Word of the Day: LANGLAUF (5D: Cross-country skiing) —
- The sport of cross-country skiing.
- A cross-country ski run or race.
[German : lang, long (from Middle High German , from Old High German) + Lauf, race (from Middle High German louf , from Old High German hlouf).]
A not-very-interesting theme with some (occasionally) very interesting fill. Theme answers were remarkably easy to pick up—the "triple bond" quality mean that you could extrapolate the whole string from just a few letters in one word sometimes. Three words together don't form funny phrases; they form nonsense phrases, which is not that entertaining, really. I liked that the puzzle took what seemed like a lot of risks with non-theme fill. Sometimes that risk resulted in something freakish and alien like LAUNGLAUF (I actually stopped the timer when I finished filling in that word so I could look it up, so preposterous did it look); other times that risk had spicy results, like JAZZY (71D: Stimulating) crossing SZECHWAN (90A: Style of chicken) or MESTIZO AVIATOR (122A: Biracial Latin American + 118A: ___ sunglasses) or ENDEMIC BON JOVI (25A: Indigenous + 21A: "Livin' on a Prayer" band). There must have been some sense among test-solvers that the puzzle was quite easy, because there are more "huh?" clues than usual today. Was clueless about UTICA (though that was ultimately inferrable, 32A: Ancient city NW of Carthage), CATHAY ("ohhhhh, *Marco* Polo...") (25D: Polo locale), whoever this RYAN is (53D: Cornelius who wrote "A Bridge Too Far"), and COPYREAD, a word that does not feel familiar to me at all (91D: Check, as text). Other familiar answers, like CONDOR (54D: Creature worshiped by the Incas) and O'TOOLE (1A: Henry II player in "Becket"), got pretty tough clues. Toughening act worked—puzzle ended up falling in a fairly normal Sunday time.
- 23A: Chinese restaurant offering / Wonderland affair / Group on the left? (GREEN TEA PARTY)
- 27A: Baltimore specialty / Effortless task / Move on all fours with the belly up (CRAB CAKE WALK)
- 43A: Plunging / Play hooky / Vulgar (LOW CUT CLASS)
- 52A: Northern flier / Mixer maker / Put on the line (AIR CANADA DRY)
- 67A: Yellowish brown / Bit of "dumb" humor / Many a forwarded e-mail (DIRTY BLONDE JOKE)
- 87A: Cause of congestion / Detective's challenge / Loony (HEAD COLD CASE)
- 94A: Winnie-the-Pooh possession / Baked entree / Sweetie (HONEY POT PIE)
- 106A: Fancy Feast product / Cafeteria outburst / "Mean Girls" event (CAT FOOD FIGHT)
- 119A: Democratic territory / Cardinal, e.g. / "Over the Rainbow" flier (BLUE STATE BIRD) — probably shouldn't have "territory" in your clue and TERR. in your grid (113D: Colonial land: Abbr.), but I doubt anyone but me noticed.
- 59A: "Up to ___," 1952 game show (PAAR) — ah, puns.
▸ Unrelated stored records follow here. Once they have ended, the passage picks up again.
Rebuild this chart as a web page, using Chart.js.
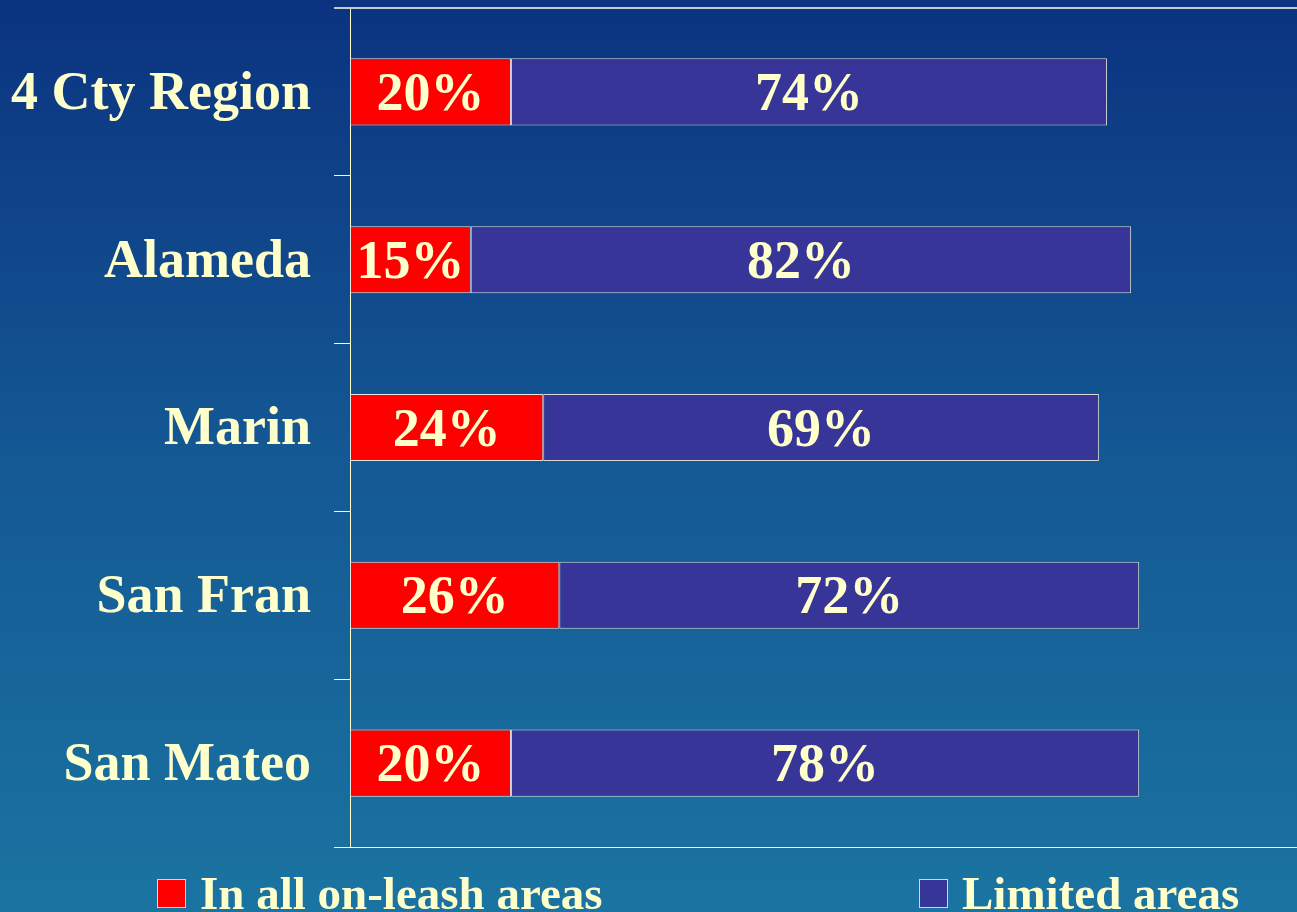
<!DOCTYPE html>
<html>
<head>
<meta charset="utf-8">
<script src="https://cdn.jsdelivr.net/npm/chart.js@4"></script>
<style>
html,body{margin:0;padding:0;background:#0b3480;overflow:hidden;}
canvas{display:block;}
</style>
</head>
<body>
<canvas id="c" width="1297" height="912"></canvas>
<script>
const categories = ['4 Cty Region', 'Alameda', 'Marin', 'San Fran', 'San Mateo'];
const onLeash = [20, 15, 24, 26, 20];
const limited = [74, 82, 69, 72, 78];
const seriesLabels = ['In all on-leash areas', 'Limited areas'];
const seriesColors = ['#ff0000', '#373597'];

const TEXT = '#ffffcc';
const FONT = "'Liberation Serif', 'Times New Roman', serif";

const bgPlugin = {
  id: 'bg',
  beforeDraw(chart) {
    const ctx = chart.ctx;
    const g = ctx.createLinearGradient(0, 0, 0, chart.height);
    g.addColorStop(0, '#0b3380');
    g.addColorStop(0.5, '#145894');
    g.addColorStop(1, '#1a74a1');
    ctx.save();
    ctx.fillStyle = g;
    ctx.fillRect(0, 0, chart.width, chart.height);
    ctx.restore();
  }
};

const labelPlugin = {
  id: 'barLabels',
  afterDatasetsDraw(chart) {
    const ctx = chart.ctx;
    ctx.save();
    ctx.fillStyle = TEXT;
    ctx.font = 'bold 54px ' + FONT;
    ctx.textAlign = 'center';
    ctx.textBaseline = 'alphabetic';
    chart.data.datasets.forEach((ds, di) => {
      const meta = chart.getDatasetMeta(di);
      meta.data.forEach((el, i) => {
        const p = el.getProps(['x', 'y', 'base'], true);
        const cx = (p.x + p.base) / 2;
        ctx.fillText(ds.data[i] + '%', cx, p.y + 18);
      });
    });
    ctx.restore();
  },
  afterDraw(chart) {
    const ctx = chart.ctx;
    const a = chart.chartArea;
    ctx.save();
    // top frame line
    ctx.strokeStyle = '#c4c8d0';
    ctx.lineWidth = 2;
    ctx.beginPath();
    ctx.moveTo(334, a.top);
    ctx.lineTo(chart.width, a.top);
    ctx.stroke();
    // legend
    const items = [{x: 157, tx: 200}, {x: 919, tx: 962}];
    ctx.font = 'bold 47px ' + FONT;
    ctx.textAlign = 'left';
    ctx.textBaseline = 'alphabetic';
    chart.data.datasets.forEach((ds, i) => {
      const it = items[i];
      ctx.fillStyle = ds.backgroundColor;
      ctx.fillRect(it.x, 879, 29, 29);
      ctx.strokeStyle = '#d8d8c8';
      ctx.lineWidth = 1;
      ctx.strokeRect(it.x + 0.5, 879.5, 28, 28);
      ctx.fillStyle = TEXT;
      ctx.fillText(ds.label, it.tx, 909);
    });
    ctx.restore();
  }
};

new Chart(document.getElementById('c'), {
  type: 'bar',
  data: {
    labels: categories,
    datasets: [
      { label: seriesLabels[0], data: onLeash, backgroundColor: seriesColors[0], borderColor: '#e4e4e4', borderWidth: 1, borderSkipped: false, barPercentage: 0.4, categoryPercentage: 1 },
      { label: seriesLabels[1], data: limited, backgroundColor: seriesColors[1], borderColor: '#d8d8d8', borderWidth: 1, borderSkipped: false, barPercentage: 0.4, categoryPercentage: 1 }
    ]
  },
  options: {
    indexAxis: 'y',
    responsive: false,
    animation: false,
    events: [],
    layout: { padding: { top: 8, bottom: 65, left: 0, right: 0 } },
    plugins: { legend: { display: false }, tooltip: { enabled: false } },
    scales: {
      x: {
        stacked: true, min: 0, max: 117.6,
        ticks: { display: false },
        grid: { display: false, drawTicks: false },
        border: { display: true, color: TEXT, width: 1 },
        afterFit(s) { s.height = 0; s.paddingLeft = 0; s.paddingRight = 0; }
      },
      y: {
        stacked: true,
        offset: true,
        grid: { offset: true, drawOnChartArea: false, drawTicks: true, tickLength: 16, color: TEXT, lineWidth: 1 },
        border: { display: true, color: TEXT, width: 1 },
        ticks: { color: TEXT, font: { family: FONT, weight: 'bold', size: 54 }, padding: 23, labelOffset: 3 },
        afterFit(s) { s.width = 350; s.paddingTop = 0; s.paddingBottom = 0; }
      }
    }
  },
  plugins: [bgPlugin, labelPlugin]
});
</script>
</body>
</html>
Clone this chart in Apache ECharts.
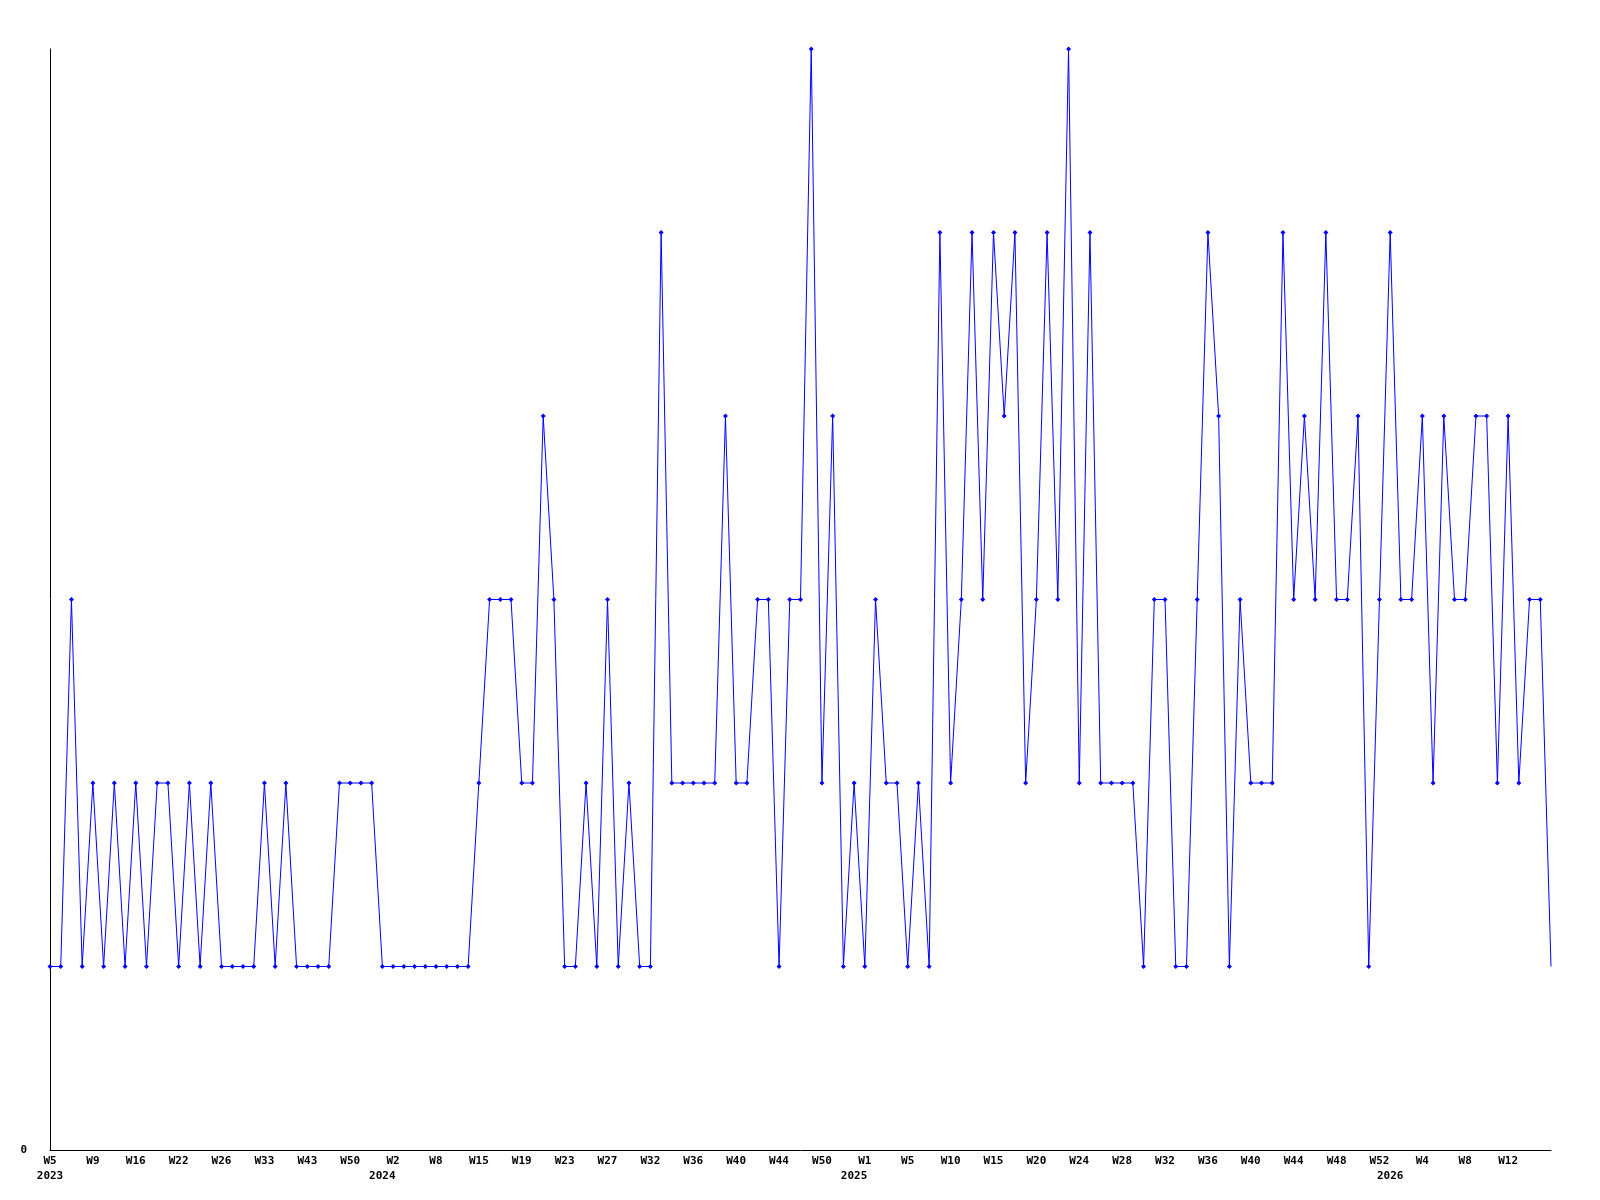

I had no idea about any aspect of PAAR's career beyond "The Tonight Show"
- 124A: 1966 best seller set in Hong Kong ("TAI-PAN") — this clue made me think of my upcoming 20-year college reunion. Why? Well, let's see ... "TAI-PAN" was part of James Clavell's Japan Trilogy, as was "Shogun," which was made into a TV miniseries in 1980 starring Richard Chamberlain, who is an alumnus of my college (c/o 1956). These connections may seem tenuous, but in my head, they are rock solid.
- 128A: "The Battleship Potemkin" setting (ODESSA) — this is how I discovered COPYEDIT was wrong.
- 6D: ___ deux âges (middle-aged: Fr.) (ENTRE) — well, thank god for high school French. Not your typical ENTRE clues (which is probably [___ nous]).
- 9D: Nickname for a seven-time N.B.A. All-Star (T-MAC) — SHAQ? No. It's Tracy McGrady. When I finally figured this out, I was like "Oh, right, he *did* play in the N.B.A. once." He's actually still playing (on the Pistons). For a recent superstar player, he somehow feels not very famous. Weird. This is possibly because he's been plagued by injuries over the past five years and been unable to play for giant chunks of time.
- 38D: Reciprocal Fibonacci constant (PSI) — Me: "OK, so ... Greek letter. Come on, crosses!"
- 46D: "Sleigh Ride" composer Anderson (LEROY) — again, no clue.
- 99D: Speech blocker (GAG LAW) — I don't know what this is (GAG ORDER, I know), but I like it anyway. It's just fun to say. GAGLAW!